Ainda assim vale a pena repensar Camus, agora que passou meio século da sua morte, o sentido para a vida, a nossa condição humana, continua miserável como sempre.
Hoje, mais do que nunca, apesar dos meios disponíveis, continuamos a coabitar com grandes absurdos e encontramos pouca finalidade para a vida, é como se tivéssemos projectos sem finalidade, como o seu mito de Sísifo o prova. À realização inicial sucede-se a ilusão, o regresso à estaca zero nesta condição em que nos é dado viver sob a lente do existencialismo (absurdo).

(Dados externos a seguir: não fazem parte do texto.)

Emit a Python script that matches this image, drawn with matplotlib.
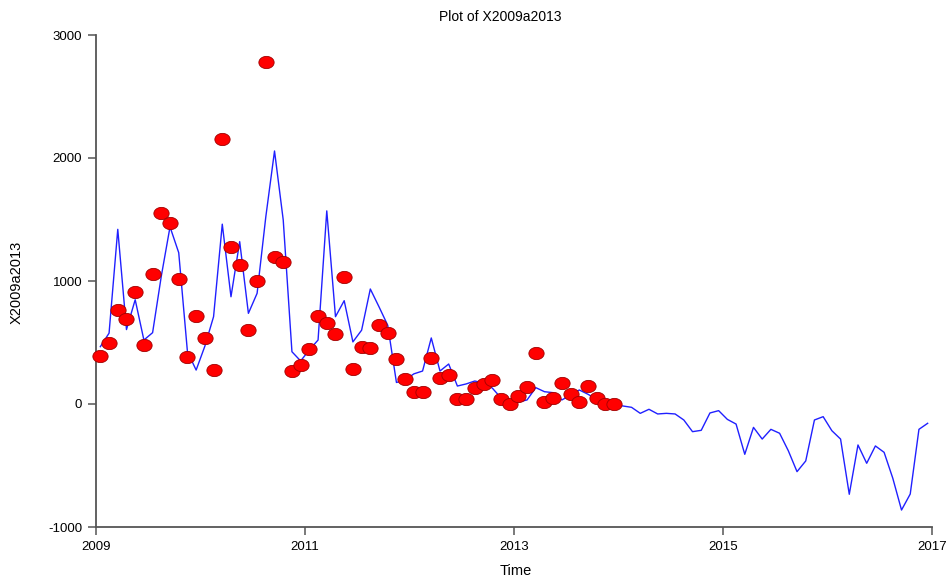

Hoje, mais do que nunca, importa recuperar e reformular o pensamento de Camus, para emprestar um sentido ao seu absurdo, uma cor ao seu existencalismo, conferir uma dimensão um pouco menos miserável e precária ao eterno que não conseguimos construir. Creio que Camus tentou viver uma vida generosa relativamente ao futuro, mas morreu muito movo, mas tentou dar tudo no seu presente. Hoje andamos todos a "comer para dentro da gaveta", como "o algarvio", por isso somos uns grandes miseráveis, somos uns grandes burros. O egoísmo e a melancolia tira-nos a capacidade de acreditar, daí, também, o absurdo em que vivemos. Relembrar Camus é, sobretudo, sinalizar esses erros e vícios para fazer exactamente o contrário do algarvio... Para corrigir o absurdo, para redefinir as regras da existência.